Strip the pictures and reproduce the rest of the listing exactly.

########

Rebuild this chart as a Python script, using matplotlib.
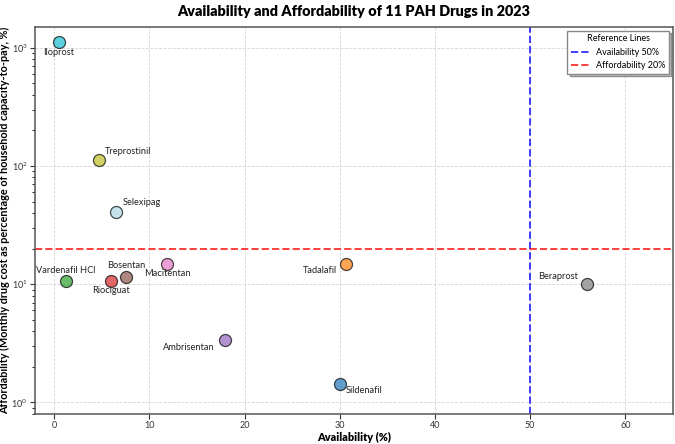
import matplotlib.pyplot as plt
from matplotlib.patches import Shadow

plt.rcParams['font.family'] = ['Lato', 'DejaVu Sans']

# Data
drugs = ["Iloprost", "Treprostinil", "Selexipag", "Vardenafil HCl", "Riociguat",
         "Bosentan", "Macitentan", "Ambrisentan", "Tadalafil", "Sildenafil", "Beraprost"]
availability = [0.5, 4.7, 6.5, 1.2, 6.0, 7.6, 11.9, 17.9, 30.7, 30.0, 56.0]
affordability = [1120, 113, 41, 10.7, 10.6, 11.6, 14.8, 3.35, 14.8, 1.43, 10.1]
colors = ["#17becf", "#bcbd22", "#add8e6", "#2ca02c", "#d62728",
          "#8c564b", "#e377c2", "#9467bd", "#ff7f0e", "#1f77b4", "#7f7f7f"]

# label placement: (dx, dy) in points, horizontal alignment
label_pos = {
    "Iloprost": ((0, -7.5), "center"),
    "Treprostinil": ((4.5, 6), "left"),
    "Selexipag": ((4.5, 6.5), "left"),
    "Vardenafil HCl": ((0, 7.5), "center"),
    "Riociguat": ((0, -7), "center"),
    "Bosentan": ((0, 8), "center"),
    "Macitentan": ((0, -7), "center"),
    "Ambrisentan": ((-7, -5), "right"),
    "Tadalafil": ((-7, -4.5), "right"),
    "Sildenafil": ((4.5, -5), "left"),
    "Beraprost": ((-6.5, 5.5), "right"),
}

fig = plt.figure(figsize=(6.75, 4.44), dpi=100)
ax = fig.add_axes([0.052, 0.068, 0.945, 0.871])

for name, x, y, c in zip(drugs, availability, affordability, colors):
    ax.scatter(x, y, s=75, color=c, alpha=0.7, edgecolors="black", linewidths=0.9, zorder=3)
    (dx, dy), ha = label_pos[name]
    ax.annotate(name, (x, y), xytext=(dx, dy), textcoords="offset points",
                ha=ha, va="center", fontsize=6.7, color="#222222")

ax.axvline(50, color="blue", linestyle="--", linewidth=1.4, alpha=0.75, label="Availability 50%")
ax.axhline(20, color="red", linestyle="--", linewidth=1.4, alpha=0.75, label="Affordability 20%")

ax.set_yscale("log")
ax.set_xlim(-2, 65)
ax.set_ylim(0.8, 1500)
ax.grid(True, linestyle="--", color="#cccccc", linewidth=0.6, alpha=0.8)
ax.tick_params(labelsize=6.5, colors="#333333", pad=2)
for s in ax.spines.values():
    s.set_color("#555555")
    s.set_linewidth(1.1)

ax.set_title("Availability and Affordability of 11 PAH Drugs in 2023",
             fontsize=10.4, fontweight="heavy", pad=8)
ax.set_xlabel("Availability (%)", fontsize=7.8, fontweight="heavy", labelpad=1)
ax.set_ylabel("Affordability (Monthly drug cost as percentage of household capacity-to-pay, %)",
              fontsize=7.8, fontweight="bold", labelpad=1)

leg = ax.legend(title="Reference Lines", loc="upper right", fontsize=6.5,
                title_fontsize=6.5, fancybox=False, framealpha=1,
                borderaxespad=0.4)
frame = leg.get_frame()
frame.set_edgecolor("#888888")
fig.canvas.draw()
sh = Shadow(frame, 1.5, -1.5, facecolor="#aaaaaa", alpha=0.6)
sh.set_zorder(leg.get_zorder() - 0.1)
ax.add_artist(sh)

fig.savefig("out.png", dpi=100)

########

## Solution:
Rebuild this chart as a Python script, using matplotlib.
import matplotlib.pyplot as plt
from matplotlib.patches import Shadow

plt.rcParams['font.family'] = ['Lato', 'DejaVu Sans']

# Data
drugs = ["Iloprost", "Treprostinil", "Selexipag", "Vardenafil HCl", "Riociguat",
         "Bosentan", "Macitentan", "Ambrisentan", "Tadalafil", "Sildenafil", "Beraprost"]
availability = [0.5, 4.7, 6.5, 1.2, 6.0, 7.6, 11.9, 17.9, 30.7, 30.0, 56.0]
affordability = [1120, 113, 41, 10.7, 10.6, 11.6, 14.8, 3.35, 14.8, 1.43, 10.1]
colors = ["#17becf", "#bcbd22", "#add8e6", "#2ca02c", "#d62728",
          "#8c564b", "#e377c2", "#9467bd", "#ff7f0e", "#1f77b4", "#7f7f7f"]

# label placement: (dx, dy) in points, horizontal alignment
label_pos = {
    "Iloprost": ((0, -7.5), "center"),
    "Treprostinil": ((4.5, 6), "left"),
    "Selexipag": ((4.5, 6.5), "left"),
    "Vardenafil HCl": ((0, 7.5), "center"),
    "Riociguat": ((0, -7), "center"),
    "Bosentan": ((0, 8), "center"),
    "Macitentan": ((0, -7), "center"),
    "Ambrisentan": ((-7, -5), "right"),
    "Tadalafil": ((-7, -4.5), "right"),
    "Sildenafil": ((4.5, -5), "left"),
    "Beraprost": ((-6.5, 5.5), "right"),
}

fig = plt.figure(figsize=(6.75, 4.44), dpi=100)
ax = fig.add_axes([0.052, 0.068, 0.945, 0.871])

for name, x, y, c in zip(drugs, availability, affordability, colors):
    ax.scatter(x, y, s=75, color=c, alpha=0.7, edgecolors="black", linewidths=0.9, zorder=3)
    (dx, dy), ha = label_pos[name]
    ax.annotate(name, (x, y), xytext=(dx, dy), textcoords="offset points",
                ha=ha, va="center", fontsize=6.7, color="#222222")

ax.axvline(50, color="blue", linestyle="--", linewidth=1.4, alpha=0.75, label="Availability 50%")
ax.axhline(20, color="red", linestyle="--", linewidth=1.4, alpha=0.75, label="Affordability 20%")

ax.set_yscale("log")
ax.set_xlim(-2, 65)
ax.set_ylim(0.8, 1500)
ax.grid(True, linestyle="--", color="#cccccc", linewidth=0.6, alpha=0.8)
ax.tick_params(labelsize=6.5, colors="#333333", pad=2)
for s in ax.spines.values():
    s.set_color("#555555")
    s.set_linewidth(1.1)

ax.set_title("Availability and Affordability of 11 PAH Drugs in 2023",
             fontsize=10.4, fontweight="heavy", pad=8)
ax.set_xlabel("Availability (%)", fontsize=7.8, fontweight="heavy", labelpad=1)
ax.set_ylabel("Affordability (Monthly drug cost as percentage of household capacity-to-pay, %)",
              fontsize=7.8, fontweight="bold", labelpad=1)

leg = ax.legend(title="Reference Lines", loc="upper right", fontsize=6.5,
                title_fontsize=6.5, fancybox=False, framealpha=1,
                borderaxespad=0.4)
frame = leg.get_frame()
frame.set_edgecolor("#888888")
fig.canvas.draw()
sh = Shadow(frame, 1.5, -1.5, facecolor="#aaaaaa", alpha=0.6)
sh.set_zorder(leg.get_zorder() - 0.1)
ax.add_artist(sh)

fig.savefig("out.png", dpi=100)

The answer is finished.